The village newspaper, The Chicopee News, published from 1928 through 1934, reinforced company policies and community solidarity. According to Lorence, “A prominent feature of the paper was the regular front-page editorial filled with homilies containing moral lessons ‘for all of us.’ It addressed such issues as community spirit, ambition, personal sin, honesty, and self-assurance, counseling “faith in yourself.” In the wake of the early depression, for example, the paper advised villagers to avoid transience, urging them to “make whatever changes are needed within yourself” and “find success in your own hometown.”

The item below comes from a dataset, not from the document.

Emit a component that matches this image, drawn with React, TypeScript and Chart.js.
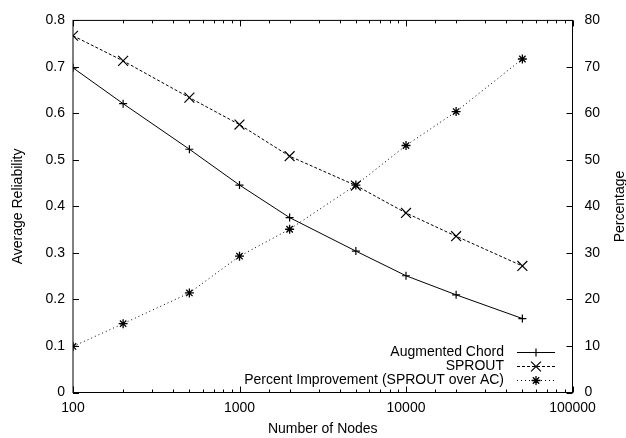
import React, { useEffect, useRef } from "react";
import { Chart, registerables } from "chart.js";
import { drawPoint } from "chart.js/helpers";

Chart.register(...registerables);

const nodes = [100, 200, 500, 1000, 2000, 5000, 10000, 20000, 50000];
const augmentedChord = [0.698, 0.621, 0.523, 0.446, 0.376, 0.304, 0.251, 0.21, 0.159];
const sprout = [0.767, 0.713, 0.634, 0.576, 0.508, 0.445, 0.386, 0.336, 0.272];
const percentImprovement = [9.9, 14.8, 21.4, 29.3, 35.1, 44.6, 53.1, 60.4, 71.7];
const xLabelTicks = [100, 1000, 10000, 100000];
const seriesLabels = ["Augmented Chord", "SPROUT", "Percent Improvement (SPROUT over AC)"];

const FONT = "Liberation Sans, Arial, Helvetica, sans-serif";

const framePlugin = {
  id: "gnuplotFrame",
  afterDatasetsDraw(chart: any) {
    const { ctx, chartArea } = chart;
    const { left, right, top, bottom } = chartArea;
    const xs = chart.scales.x;
    const ys = chart.scales.y;
    const y1 = chart.scales.y1;
    ctx.save();
    ctx.strokeStyle = "#000";
    ctx.lineWidth = 1;
    ctx.setLineDash([]);
    ctx.strokeRect(left, top, right - left, bottom - top);
    ctx.beginPath();
    for (const t of xs.ticks) {
      const px = Math.round(xs.getPixelForValue(t.value)) + 0.5;
      const lg = Math.log10(t.value);
      const len = Math.abs(lg - Math.round(lg)) < 1e-9 ? 6 : 3;
      ctx.moveTo(px, bottom);
      ctx.lineTo(px, bottom - len);
      ctx.moveTo(px, top);
      ctx.lineTo(px, top + len);
    }
    for (const t of ys.ticks) {
      const py = Math.round(ys.getPixelForValue(t.value)) + 0.5;
      ctx.moveTo(left, py);
      ctx.lineTo(left + 6, py);
    }
    for (const t of y1.ticks) {
      const py = Math.round(y1.getPixelForValue(t.value)) + 0.5;
      ctx.moveTo(right, py);
      ctx.lineTo(right - 6, py);
    }
    ctx.stroke();

    // legend (inside plot, bottom right)
    ctx.font = `14px ${FONT}`;
    ctx.fillStyle = "#000";
    ctx.textAlign = "right";
    ctx.textBaseline = "middle";
    const textRight = 504;
    const sx0 = 517;
    const sx1 = 555;
    const rowY = [352, 366, 380];
    chart.data.datasets.forEach((ds: any, i: number) => {
      const y = rowY[i];
      ctx.fillText(ds.label, textRight, y);
      ctx.beginPath();
      ctx.setLineDash(ds.borderDash || []);
      ctx.lineWidth = ds.borderWidth;
      ctx.strokeStyle = ds.borderColor;
      ctx.moveTo(sx0, y + 0.5);
      ctx.lineTo(sx1, y + 0.5);
      ctx.stroke();
      ctx.setLineDash([]);
      ctx.lineWidth = ds.pointBorderWidth;
      drawPoint(ctx, { pointStyle: ds.pointStyle, radius: ds.pointRadius, rotation: 0, borderWidth: ds.pointBorderWidth }, (sx0 + sx1) / 2, y + 0.5);
    });

    // right axis title (reads bottom to top)
    ctx.save();
    ctx.translate(620, (top + bottom) / 2);
    ctx.rotate(-Math.PI / 2);
    ctx.textAlign = "center";
    ctx.textBaseline = "middle";
    ctx.fillText("Percentage", 0, 0);
    ctx.restore();
    ctx.restore();
  },
};

export default function App() {
  const ref = useRef<HTMLCanvasElement | null>(null);
  useEffect(() => {
    if (!ref.current) return;
    Chart.defaults.font.family = FONT;
    Chart.defaults.font.size = 14;
    Chart.defaults.color = "#000";
    const mk = (vals: number[]) => nodes.map((n, i) => ({ x: n, y: vals[i] }));
    const chart = new Chart(ref.current, {
      type: "line",
      data: {
        datasets: [
          {
            label: seriesLabels[0],
            data: mk(augmentedChord),
            yAxisID: "y",
            borderColor: "#000",
            backgroundColor: "#000",
            borderWidth: 1,
            pointStyle: "cross",
            pointRadius: 4,
            pointBorderWidth: 1.2,
            pointBorderColor: "#000",
            fill: false,
            tension: 0,
          },
          {
            label: seriesLabels[1],
            data: mk(sprout),
            yAxisID: "y",
            borderColor: "#000",
            backgroundColor: "#000",
            borderWidth: 1,
            borderDash: [3, 2],
            pointStyle: "crossRot",
            pointRadius: 7,
            pointBorderWidth: 1.2,
            pointBorderColor: "#000",
            fill: false,
            tension: 0,
          },
          {
            label: seriesLabels[2],
            data: mk(percentImprovement),
            yAxisID: "y1",
            borderColor: "#000",
            backgroundColor: "#000",
            borderWidth: 1,
            borderDash: [1, 3],
            pointStyle: "star",
            pointRadius: 4.5,
            pointBorderWidth: 1.3,
            pointBorderColor: "#000",
            fill: false,
            tension: 0,
          },
        ],
      },
      options: {
        responsive: false,
        animation: false,
        events: [],
        layout: { padding: { top: 9.5, left: 0, right: 0, bottom: 0 } },
        plugins: { legend: { display: false }, tooltip: { enabled: false } },
        scales: {
          x: {
            type: "logarithmic",
            position: "bottom",
            min: 100,
            max: 100000,
            grid: { display: false, drawTicks: false },
            border: { display: false },
            ticks: {
              autoSkip: false,
              maxRotation: 0,
              padding: 7,
              color: "#000",
              callback: (v: any) => (xLabelTicks.includes(Number(v)) ? String(v) : ""),
            },
            title: { display: true, text: "Number of Nodes", padding: { top: 1.6, bottom: 0 }, color: "#000" },
            afterFit: (s: any) => {
              s.height = 45.5;
            },
          },
          y: {
            type: "linear",
            position: "left",
            min: 0,
            max: 0.8,
            grid: { display: false, drawTicks: false },
            border: { display: false },
            ticks: { stepSize: 0.1, padding: 8, color: "#000" },
            title: { display: true, text: "Average Reliability", padding: { top: 9.6, bottom: 0 }, color: "#000" },
            afterFit: (s: any) => {
              s.width = 73;
            },
          },
          y1: {
            type: "linear",
            position: "right",
            min: 0,
            max: 80,
            grid: { display: false, drawTicks: false },
            border: { display: false },
            ticks: { stepSize: 10, padding: 12, color: "#000" },
            afterFit: (s: any) => {
              s.width = 53.5;
            },
          },
        },
      },
      plugins: [framePlugin],
    } as any);
    return () => chart.destroy();
  }, []);
  return (
    <div style={{ position: "fixed", left: 0, top: 0, width: 626, height: 438, background: "#fff" }}>
      <canvas ref={ref} width={626} height={438} style={{ display: "block" }} />
    </div>
  );
}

Like most mill towns, paternalism waned. After WWII, men and women came home with more opportunities and began moving out of the mill villages. Owners relinquished ownership of the homes to the current residents or landlords who no longer followed the J&J rule book. This is where the mill villages got lost. The poorly built mill homes of other mills suffered from neglect and were often torn down – they disappeared or they became low rent homes. Few survived, but Chicopee did.

Chicopee Continues

Most North Georgia mill villages have melted into the past or are kudzu-owned. Chicopee survived because of the brick design and construction care, cleanliness standards, and character standards infused by Johnson & Johnson. On a recent drive through the old mill town, the carefully planned curved roads wound around homes that were cared for and streets cleaned. The old place showed its age, but someone was still trimming the community areas. There are groups trying to keep the place alive. I noticed websites that were raising money for the community. Businesses like Left Nut Brewing Co. thrive in the old mill area across the street. There is still life in Chicopee. There is something special about Chicopee.